WHAT YOU NEED TO DO: Quote the data below in full, minus the images.

-------- PROVIDED DATA

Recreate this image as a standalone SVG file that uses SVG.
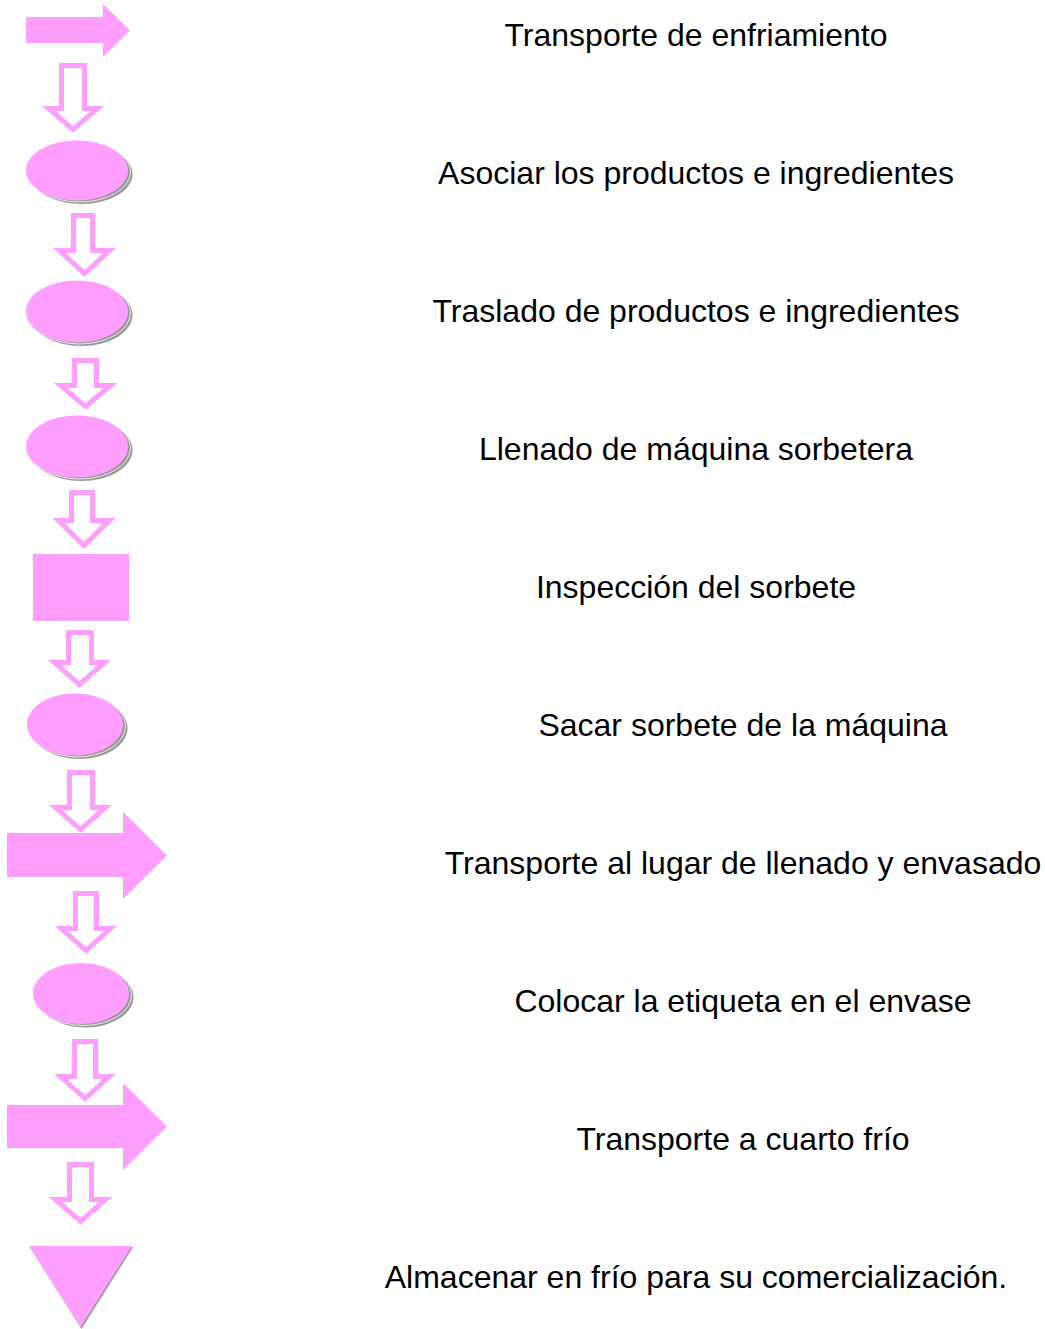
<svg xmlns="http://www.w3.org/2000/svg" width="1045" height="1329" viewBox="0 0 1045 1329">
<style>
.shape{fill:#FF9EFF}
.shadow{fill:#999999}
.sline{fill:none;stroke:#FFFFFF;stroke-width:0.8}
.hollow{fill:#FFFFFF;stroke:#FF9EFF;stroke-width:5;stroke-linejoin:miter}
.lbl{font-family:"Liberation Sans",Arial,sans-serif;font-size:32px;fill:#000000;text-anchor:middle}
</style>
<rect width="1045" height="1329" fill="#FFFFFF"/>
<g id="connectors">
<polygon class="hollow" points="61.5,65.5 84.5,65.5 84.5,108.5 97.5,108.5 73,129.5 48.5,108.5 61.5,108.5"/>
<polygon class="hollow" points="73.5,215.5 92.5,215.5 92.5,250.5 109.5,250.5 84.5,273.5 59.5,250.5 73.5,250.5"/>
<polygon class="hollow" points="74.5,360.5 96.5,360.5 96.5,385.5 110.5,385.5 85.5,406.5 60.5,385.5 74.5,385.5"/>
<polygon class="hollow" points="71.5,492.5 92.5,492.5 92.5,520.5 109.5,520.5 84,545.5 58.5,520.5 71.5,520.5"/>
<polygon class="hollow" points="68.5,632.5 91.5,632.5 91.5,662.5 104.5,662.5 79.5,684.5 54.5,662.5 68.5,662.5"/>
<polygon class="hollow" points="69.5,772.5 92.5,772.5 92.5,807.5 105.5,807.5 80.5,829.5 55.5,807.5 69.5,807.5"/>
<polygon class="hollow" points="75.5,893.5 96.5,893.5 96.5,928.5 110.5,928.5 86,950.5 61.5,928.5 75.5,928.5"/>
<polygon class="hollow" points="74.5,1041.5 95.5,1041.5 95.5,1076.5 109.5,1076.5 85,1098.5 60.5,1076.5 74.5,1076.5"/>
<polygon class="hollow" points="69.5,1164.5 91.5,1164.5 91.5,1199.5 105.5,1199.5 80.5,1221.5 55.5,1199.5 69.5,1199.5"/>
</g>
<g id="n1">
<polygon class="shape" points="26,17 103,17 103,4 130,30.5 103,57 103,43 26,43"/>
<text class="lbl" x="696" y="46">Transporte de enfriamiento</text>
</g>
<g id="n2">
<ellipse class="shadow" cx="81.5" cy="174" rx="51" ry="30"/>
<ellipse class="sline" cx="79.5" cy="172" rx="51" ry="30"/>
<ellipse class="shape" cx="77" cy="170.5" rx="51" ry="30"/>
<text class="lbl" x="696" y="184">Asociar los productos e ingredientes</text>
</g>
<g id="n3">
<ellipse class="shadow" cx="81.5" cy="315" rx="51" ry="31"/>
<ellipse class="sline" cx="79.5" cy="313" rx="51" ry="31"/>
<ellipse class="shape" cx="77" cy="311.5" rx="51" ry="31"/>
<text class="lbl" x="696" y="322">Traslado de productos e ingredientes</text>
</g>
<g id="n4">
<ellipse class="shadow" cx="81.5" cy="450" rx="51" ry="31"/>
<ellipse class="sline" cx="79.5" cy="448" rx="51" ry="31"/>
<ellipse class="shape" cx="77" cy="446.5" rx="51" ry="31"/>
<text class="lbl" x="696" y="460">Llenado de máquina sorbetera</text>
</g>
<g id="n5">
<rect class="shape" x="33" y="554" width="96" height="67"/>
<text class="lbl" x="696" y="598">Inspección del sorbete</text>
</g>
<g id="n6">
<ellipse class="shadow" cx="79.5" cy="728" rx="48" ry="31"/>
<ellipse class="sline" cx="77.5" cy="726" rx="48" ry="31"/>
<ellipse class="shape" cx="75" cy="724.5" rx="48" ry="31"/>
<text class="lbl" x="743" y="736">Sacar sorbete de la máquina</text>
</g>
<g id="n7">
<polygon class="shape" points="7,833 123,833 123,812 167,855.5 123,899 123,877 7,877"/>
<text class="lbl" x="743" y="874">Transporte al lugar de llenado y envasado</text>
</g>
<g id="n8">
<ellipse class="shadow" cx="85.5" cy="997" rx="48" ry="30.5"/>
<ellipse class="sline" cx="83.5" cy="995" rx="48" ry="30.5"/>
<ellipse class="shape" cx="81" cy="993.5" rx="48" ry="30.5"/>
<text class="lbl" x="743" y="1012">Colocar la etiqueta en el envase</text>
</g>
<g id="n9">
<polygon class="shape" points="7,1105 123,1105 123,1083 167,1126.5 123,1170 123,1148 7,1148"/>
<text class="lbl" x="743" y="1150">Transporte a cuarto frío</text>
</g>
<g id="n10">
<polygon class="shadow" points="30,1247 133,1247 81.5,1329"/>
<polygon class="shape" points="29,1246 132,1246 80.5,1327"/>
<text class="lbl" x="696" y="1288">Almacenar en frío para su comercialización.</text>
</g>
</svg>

----------------

THE REPLY:
Recreate this image as a standalone SVG file that uses SVG.
<svg xmlns="http://www.w3.org/2000/svg" width="1045" height="1329" viewBox="0 0 1045 1329">
<style>
.shape{fill:#FF9EFF}
.shadow{fill:#999999}
.sline{fill:none;stroke:#FFFFFF;stroke-width:0.8}
.hollow{fill:#FFFFFF;stroke:#FF9EFF;stroke-width:5;stroke-linejoin:miter}
.lbl{font-family:"Liberation Sans",Arial,sans-serif;font-size:32px;fill:#000000;text-anchor:middle}
</style>
<rect width="1045" height="1329" fill="#FFFFFF"/>
<g id="connectors">
<polygon class="hollow" points="61.5,65.5 84.5,65.5 84.5,108.5 97.5,108.5 73,129.5 48.5,108.5 61.5,108.5"/>
<polygon class="hollow" points="73.5,215.5 92.5,215.5 92.5,250.5 109.5,250.5 84.5,273.5 59.5,250.5 73.5,250.5"/>
<polygon class="hollow" points="74.5,360.5 96.5,360.5 96.5,385.5 110.5,385.5 85.5,406.5 60.5,385.5 74.5,385.5"/>
<polygon class="hollow" points="71.5,492.5 92.5,492.5 92.5,520.5 109.5,520.5 84,545.5 58.5,520.5 71.5,520.5"/>
<polygon class="hollow" points="68.5,632.5 91.5,632.5 91.5,662.5 104.5,662.5 79.5,684.5 54.5,662.5 68.5,662.5"/>
<polygon class="hollow" points="69.5,772.5 92.5,772.5 92.5,807.5 105.5,807.5 80.5,829.5 55.5,807.5 69.5,807.5"/>
<polygon class="hollow" points="75.5,893.5 96.5,893.5 96.5,928.5 110.5,928.5 86,950.5 61.5,928.5 75.5,928.5"/>
<polygon class="hollow" points="74.5,1041.5 95.5,1041.5 95.5,1076.5 109.5,1076.5 85,1098.5 60.5,1076.5 74.5,1076.5"/>
<polygon class="hollow" points="69.5,1164.5 91.5,1164.5 91.5,1199.5 105.5,1199.5 80.5,1221.5 55.5,1199.5 69.5,1199.5"/>
</g>
<g id="n1">
<polygon class="shape" points="26,17 103,17 103,4 130,30.5 103,57 103,43 26,43"/>
<text class="lbl" x="696" y="46">Transporte de enfriamiento</text>
</g>
<g id="n2">
<ellipse class="shadow" cx="81.5" cy="174" rx="51" ry="30"/>
<ellipse class="sline" cx="79.5" cy="172" rx="51" ry="30"/>
<ellipse class="shape" cx="77" cy="170.5" rx="51" ry="30"/>
<text class="lbl" x="696" y="184">Asociar los productos e ingredientes</text>
</g>
<g id="n3">
<ellipse class="shadow" cx="81.5" cy="315" rx="51" ry="31"/>
<ellipse class="sline" cx="79.5" cy="313" rx="51" ry="31"/>
<ellipse class="shape" cx="77" cy="311.5" rx="51" ry="31"/>
<text class="lbl" x="696" y="322">Traslado de productos e ingredientes</text>
</g>
<g id="n4">
<ellipse class="shadow" cx="81.5" cy="450" rx="51" ry="31"/>
<ellipse class="sline" cx="79.5" cy="448" rx="51" ry="31"/>
<ellipse class="shape" cx="77" cy="446.5" rx="51" ry="31"/>
<text class="lbl" x="696" y="460">Llenado de máquina sorbetera</text>
</g>
<g id="n5">
<rect class="shape" x="33" y="554" width="96" height="67"/>
<text class="lbl" x="696" y="598">Inspección del sorbete</text>
</g>
<g id="n6">
<ellipse class="shadow" cx="79.5" cy="728" rx="48" ry="31"/>
<ellipse class="sline" cx="77.5" cy="726" rx="48" ry="31"/>
<ellipse class="shape" cx="75" cy="724.5" rx="48" ry="31"/>
<text class="lbl" x="743" y="736">Sacar sorbete de la máquina</text>
</g>
<g id="n7">
<polygon class="shape" points="7,833 123,833 123,812 167,855.5 123,899 123,877 7,877"/>
<text class="lbl" x="743" y="874">Transporte al lugar de llenado y envasado</text>
</g>
<g id="n8">
<ellipse class="shadow" cx="85.5" cy="997" rx="48" ry="30.5"/>
<ellipse class="sline" cx="83.5" cy="995" rx="48" ry="30.5"/>
<ellipse class="shape" cx="81" cy="993.5" rx="48" ry="30.5"/>
<text class="lbl" x="743" y="1012">Colocar la etiqueta en el envase</text>
</g>
<g id="n9">
<polygon class="shape" points="7,1105 123,1105 123,1083 167,1126.5 123,1170 123,1148 7,1148"/>
<text class="lbl" x="743" y="1150">Transporte a cuarto frío</text>
</g>
<g id="n10">
<polygon class="shadow" points="30,1247 133,1247 81.5,1329"/>
<polygon class="shape" points="29,1246 132,1246 80.5,1327"/>
<text class="lbl" x="696" y="1288">Almacenar en frío para su comercialización.</text>
</g>
</svg>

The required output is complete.